Evidentemente, ninguém espera que Salazar regresse. Não somos criancinhas a brincar aos papões. Mas temos que reconhecer que a informação livre incomoda todos os poderes. E que, na medida em que os incomoda, sempre estarão tentados em calar as vozes que desaprovam, as vozes que, com razão ou sem ela, estão disponíveis para gritar na praça pública que “é mentira” ou que “o rei vai nu”. Recorro novamente a Jimenez Losantos e ao livro citado, para exprimir algo que eu não saberia fazer tão bem:
“Na realidade, se esta reflexão à posteriori não é um simples relato humorístico, de decepções merecidas e desenganos fecundos, uma comédia pouco original de jornalistas e políticos, é porque o dano não é simplesmente pessoal o unicamente profissional, mas também afecta directamente a saúde moral da nossa sociedade, os mecanismos de defesa da cidadania em momento especialmente grave para a nação espanhola.
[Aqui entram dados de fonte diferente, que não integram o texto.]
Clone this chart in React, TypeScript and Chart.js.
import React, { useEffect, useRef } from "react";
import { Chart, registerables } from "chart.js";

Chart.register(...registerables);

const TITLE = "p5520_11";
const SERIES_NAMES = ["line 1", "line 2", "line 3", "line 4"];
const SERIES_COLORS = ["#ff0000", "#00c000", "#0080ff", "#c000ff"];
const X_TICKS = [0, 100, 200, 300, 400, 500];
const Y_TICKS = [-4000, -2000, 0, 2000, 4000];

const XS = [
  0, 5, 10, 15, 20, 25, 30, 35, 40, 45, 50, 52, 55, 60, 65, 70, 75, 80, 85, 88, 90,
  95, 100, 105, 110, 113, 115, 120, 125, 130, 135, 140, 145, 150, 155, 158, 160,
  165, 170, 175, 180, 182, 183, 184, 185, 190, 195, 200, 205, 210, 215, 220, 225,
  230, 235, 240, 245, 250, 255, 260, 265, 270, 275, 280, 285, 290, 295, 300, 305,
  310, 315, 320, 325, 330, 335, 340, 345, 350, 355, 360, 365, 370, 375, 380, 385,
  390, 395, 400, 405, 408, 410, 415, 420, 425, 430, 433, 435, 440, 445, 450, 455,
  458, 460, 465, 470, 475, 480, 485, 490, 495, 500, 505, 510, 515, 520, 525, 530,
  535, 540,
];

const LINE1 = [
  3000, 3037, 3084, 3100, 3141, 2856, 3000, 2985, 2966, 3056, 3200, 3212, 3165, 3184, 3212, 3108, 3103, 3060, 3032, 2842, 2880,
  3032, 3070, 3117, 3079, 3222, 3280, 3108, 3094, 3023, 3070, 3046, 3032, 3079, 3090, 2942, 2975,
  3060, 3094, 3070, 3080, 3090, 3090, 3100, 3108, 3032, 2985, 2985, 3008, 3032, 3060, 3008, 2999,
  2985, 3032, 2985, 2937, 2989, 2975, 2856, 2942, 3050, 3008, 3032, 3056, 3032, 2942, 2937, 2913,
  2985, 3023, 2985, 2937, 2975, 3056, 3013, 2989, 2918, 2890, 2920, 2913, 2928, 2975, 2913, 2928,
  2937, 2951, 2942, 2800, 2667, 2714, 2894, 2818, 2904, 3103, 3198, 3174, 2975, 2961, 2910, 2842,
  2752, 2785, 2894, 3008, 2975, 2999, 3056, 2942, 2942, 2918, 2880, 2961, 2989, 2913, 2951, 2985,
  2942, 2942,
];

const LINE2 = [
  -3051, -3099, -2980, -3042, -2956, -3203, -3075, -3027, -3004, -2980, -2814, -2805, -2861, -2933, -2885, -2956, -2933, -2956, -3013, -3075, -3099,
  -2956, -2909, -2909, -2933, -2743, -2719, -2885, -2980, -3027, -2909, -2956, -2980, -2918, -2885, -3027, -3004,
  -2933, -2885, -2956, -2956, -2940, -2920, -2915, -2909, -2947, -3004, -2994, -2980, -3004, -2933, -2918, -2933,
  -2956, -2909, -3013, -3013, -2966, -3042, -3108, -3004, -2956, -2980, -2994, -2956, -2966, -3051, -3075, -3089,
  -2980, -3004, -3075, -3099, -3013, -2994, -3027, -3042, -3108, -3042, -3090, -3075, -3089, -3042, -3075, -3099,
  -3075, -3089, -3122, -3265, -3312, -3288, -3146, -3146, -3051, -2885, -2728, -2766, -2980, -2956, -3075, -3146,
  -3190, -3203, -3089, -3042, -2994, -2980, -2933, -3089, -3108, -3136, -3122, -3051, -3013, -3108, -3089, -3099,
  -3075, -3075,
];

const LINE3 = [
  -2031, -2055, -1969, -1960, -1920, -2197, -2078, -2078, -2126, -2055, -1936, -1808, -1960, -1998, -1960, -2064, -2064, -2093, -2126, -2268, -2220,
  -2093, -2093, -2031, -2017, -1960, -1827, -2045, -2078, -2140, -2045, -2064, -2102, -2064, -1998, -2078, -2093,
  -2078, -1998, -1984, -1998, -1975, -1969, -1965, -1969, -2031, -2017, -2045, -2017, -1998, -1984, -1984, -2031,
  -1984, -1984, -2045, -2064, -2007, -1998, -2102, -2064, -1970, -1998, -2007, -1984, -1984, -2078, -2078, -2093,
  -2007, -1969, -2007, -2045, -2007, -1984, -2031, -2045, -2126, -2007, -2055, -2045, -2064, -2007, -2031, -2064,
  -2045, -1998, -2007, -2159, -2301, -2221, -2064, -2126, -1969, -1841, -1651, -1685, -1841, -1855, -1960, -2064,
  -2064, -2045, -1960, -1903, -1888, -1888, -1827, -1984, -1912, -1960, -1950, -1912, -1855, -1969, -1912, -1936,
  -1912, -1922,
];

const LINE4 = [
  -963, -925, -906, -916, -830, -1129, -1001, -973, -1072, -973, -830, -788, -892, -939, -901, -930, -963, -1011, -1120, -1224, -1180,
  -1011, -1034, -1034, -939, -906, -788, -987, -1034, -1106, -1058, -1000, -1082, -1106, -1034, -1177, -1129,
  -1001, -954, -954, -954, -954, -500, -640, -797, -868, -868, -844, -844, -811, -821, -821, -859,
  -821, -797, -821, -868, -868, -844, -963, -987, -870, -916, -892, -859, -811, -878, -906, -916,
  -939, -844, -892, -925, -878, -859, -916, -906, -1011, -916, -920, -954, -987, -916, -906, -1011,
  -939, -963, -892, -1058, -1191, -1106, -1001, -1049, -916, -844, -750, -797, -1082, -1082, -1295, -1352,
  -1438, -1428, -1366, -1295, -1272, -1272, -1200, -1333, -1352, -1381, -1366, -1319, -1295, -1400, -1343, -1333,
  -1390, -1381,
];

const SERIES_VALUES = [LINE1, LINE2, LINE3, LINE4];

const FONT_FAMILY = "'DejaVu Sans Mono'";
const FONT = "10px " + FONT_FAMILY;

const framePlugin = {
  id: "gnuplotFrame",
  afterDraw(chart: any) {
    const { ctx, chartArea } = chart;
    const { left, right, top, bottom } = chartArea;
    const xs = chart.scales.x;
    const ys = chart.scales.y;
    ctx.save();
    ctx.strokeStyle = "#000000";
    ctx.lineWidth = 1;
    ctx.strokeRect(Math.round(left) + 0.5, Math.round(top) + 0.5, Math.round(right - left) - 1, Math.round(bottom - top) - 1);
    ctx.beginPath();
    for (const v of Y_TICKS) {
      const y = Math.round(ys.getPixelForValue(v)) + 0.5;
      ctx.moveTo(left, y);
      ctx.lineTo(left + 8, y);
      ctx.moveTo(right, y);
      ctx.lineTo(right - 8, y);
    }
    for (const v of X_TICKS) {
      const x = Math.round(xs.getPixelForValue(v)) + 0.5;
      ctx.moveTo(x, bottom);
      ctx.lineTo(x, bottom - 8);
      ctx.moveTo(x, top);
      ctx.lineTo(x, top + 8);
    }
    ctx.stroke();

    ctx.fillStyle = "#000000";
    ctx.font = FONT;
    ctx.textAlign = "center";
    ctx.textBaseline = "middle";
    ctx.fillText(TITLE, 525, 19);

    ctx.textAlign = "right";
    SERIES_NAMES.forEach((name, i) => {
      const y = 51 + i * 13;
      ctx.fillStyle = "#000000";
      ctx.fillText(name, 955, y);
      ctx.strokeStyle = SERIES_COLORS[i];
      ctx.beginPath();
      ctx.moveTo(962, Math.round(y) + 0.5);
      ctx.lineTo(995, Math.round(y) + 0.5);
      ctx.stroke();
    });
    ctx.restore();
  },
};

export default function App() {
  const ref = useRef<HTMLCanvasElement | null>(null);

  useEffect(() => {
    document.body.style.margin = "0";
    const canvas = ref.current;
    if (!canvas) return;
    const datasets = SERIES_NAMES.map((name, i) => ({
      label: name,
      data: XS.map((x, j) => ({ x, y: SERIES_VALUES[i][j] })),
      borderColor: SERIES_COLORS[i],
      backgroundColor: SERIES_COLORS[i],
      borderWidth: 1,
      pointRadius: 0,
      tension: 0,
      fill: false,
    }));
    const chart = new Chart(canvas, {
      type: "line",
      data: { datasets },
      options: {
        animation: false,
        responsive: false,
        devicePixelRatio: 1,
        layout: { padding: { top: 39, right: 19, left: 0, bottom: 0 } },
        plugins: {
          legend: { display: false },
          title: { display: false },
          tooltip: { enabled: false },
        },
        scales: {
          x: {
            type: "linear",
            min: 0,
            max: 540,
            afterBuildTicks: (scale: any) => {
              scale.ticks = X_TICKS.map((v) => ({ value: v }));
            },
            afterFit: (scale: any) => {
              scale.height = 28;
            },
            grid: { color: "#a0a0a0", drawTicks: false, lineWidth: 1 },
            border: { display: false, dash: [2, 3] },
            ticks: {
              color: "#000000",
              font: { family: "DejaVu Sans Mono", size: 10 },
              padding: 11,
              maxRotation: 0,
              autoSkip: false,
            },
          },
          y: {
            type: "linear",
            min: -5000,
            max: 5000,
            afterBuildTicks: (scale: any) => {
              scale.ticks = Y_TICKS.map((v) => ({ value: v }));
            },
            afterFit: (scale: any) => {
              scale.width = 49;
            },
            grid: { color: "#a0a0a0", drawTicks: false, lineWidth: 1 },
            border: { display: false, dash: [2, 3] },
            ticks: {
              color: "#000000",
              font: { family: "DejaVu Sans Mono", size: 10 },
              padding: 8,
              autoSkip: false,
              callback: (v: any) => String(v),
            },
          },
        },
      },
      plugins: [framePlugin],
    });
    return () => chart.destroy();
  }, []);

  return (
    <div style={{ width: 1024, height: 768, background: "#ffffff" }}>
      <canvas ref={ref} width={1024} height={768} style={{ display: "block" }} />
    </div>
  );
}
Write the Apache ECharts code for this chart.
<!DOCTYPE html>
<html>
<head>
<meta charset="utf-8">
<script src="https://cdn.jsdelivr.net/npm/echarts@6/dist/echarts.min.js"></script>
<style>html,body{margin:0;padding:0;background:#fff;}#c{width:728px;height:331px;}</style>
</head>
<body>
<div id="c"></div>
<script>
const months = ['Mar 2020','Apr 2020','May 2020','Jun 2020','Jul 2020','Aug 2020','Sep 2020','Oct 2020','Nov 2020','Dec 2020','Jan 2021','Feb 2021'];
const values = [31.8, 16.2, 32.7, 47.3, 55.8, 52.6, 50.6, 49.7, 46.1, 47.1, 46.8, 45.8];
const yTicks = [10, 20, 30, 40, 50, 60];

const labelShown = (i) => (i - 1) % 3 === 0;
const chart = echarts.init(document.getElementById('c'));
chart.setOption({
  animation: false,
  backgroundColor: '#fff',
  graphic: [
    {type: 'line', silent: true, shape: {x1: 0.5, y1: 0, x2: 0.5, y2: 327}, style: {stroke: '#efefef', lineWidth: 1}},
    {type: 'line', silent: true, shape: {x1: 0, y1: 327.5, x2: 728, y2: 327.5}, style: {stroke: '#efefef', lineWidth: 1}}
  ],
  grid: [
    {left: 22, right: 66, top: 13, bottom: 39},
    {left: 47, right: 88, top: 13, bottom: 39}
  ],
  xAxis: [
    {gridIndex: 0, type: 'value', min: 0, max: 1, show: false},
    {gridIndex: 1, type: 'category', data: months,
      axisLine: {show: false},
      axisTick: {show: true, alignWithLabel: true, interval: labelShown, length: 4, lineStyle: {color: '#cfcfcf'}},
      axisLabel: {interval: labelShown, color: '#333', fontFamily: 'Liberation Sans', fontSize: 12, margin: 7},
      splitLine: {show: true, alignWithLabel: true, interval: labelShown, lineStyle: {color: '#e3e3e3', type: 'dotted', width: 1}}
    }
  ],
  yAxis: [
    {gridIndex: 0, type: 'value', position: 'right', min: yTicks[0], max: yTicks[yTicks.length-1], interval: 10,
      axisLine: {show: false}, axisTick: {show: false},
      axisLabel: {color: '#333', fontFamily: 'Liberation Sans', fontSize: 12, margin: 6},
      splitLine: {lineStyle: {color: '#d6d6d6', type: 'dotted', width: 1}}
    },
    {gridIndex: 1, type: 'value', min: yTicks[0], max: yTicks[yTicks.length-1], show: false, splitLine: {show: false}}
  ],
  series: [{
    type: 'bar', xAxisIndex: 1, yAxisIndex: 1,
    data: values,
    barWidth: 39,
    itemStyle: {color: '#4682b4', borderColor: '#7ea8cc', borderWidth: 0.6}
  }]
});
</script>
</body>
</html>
E, se essa debilidade é promovida a partir do Governo, por obscuras razões de ajuste de contas, comodidade do mando ou desfrute solitário do Poder, então o juízo tem que ser mais severo. E merecem essa severidade tanto o astuto como os inocentes, o poderoso e os complacentes, o manipulador e os manipulados”.
É. Há suficientes casos, há suficientes preocupações, há suficientes indícios, de que podem estar a tentar que engulamos uma grande mentira como se fosse verdade. E, se assim for, todos seremos poucos para servir de oposição. E, se assim não for, não virá daí mal ao mundo. E o Poder, qualquer Poder, todos os Poderes, ficarão, pelo menos, a saber que há quem não se cale ante o perigo, real ou somente imaginado. Donde se saber – eu sei – onde está a anedota a que Rangel se referia. E não é onde ele diz.

Excertos da crónia A VERDADE E A MENTIRA - Magalhães Pinto - "VIDA ECONÓMICA" - 18/7/2007

2 comentários:

Anónimo disse...

Fiquei verdadeiramente confusa...

MAGALHÃES PINTO disse...

Se me disser qual a origem da confusão, talvez eu possa esclarecer.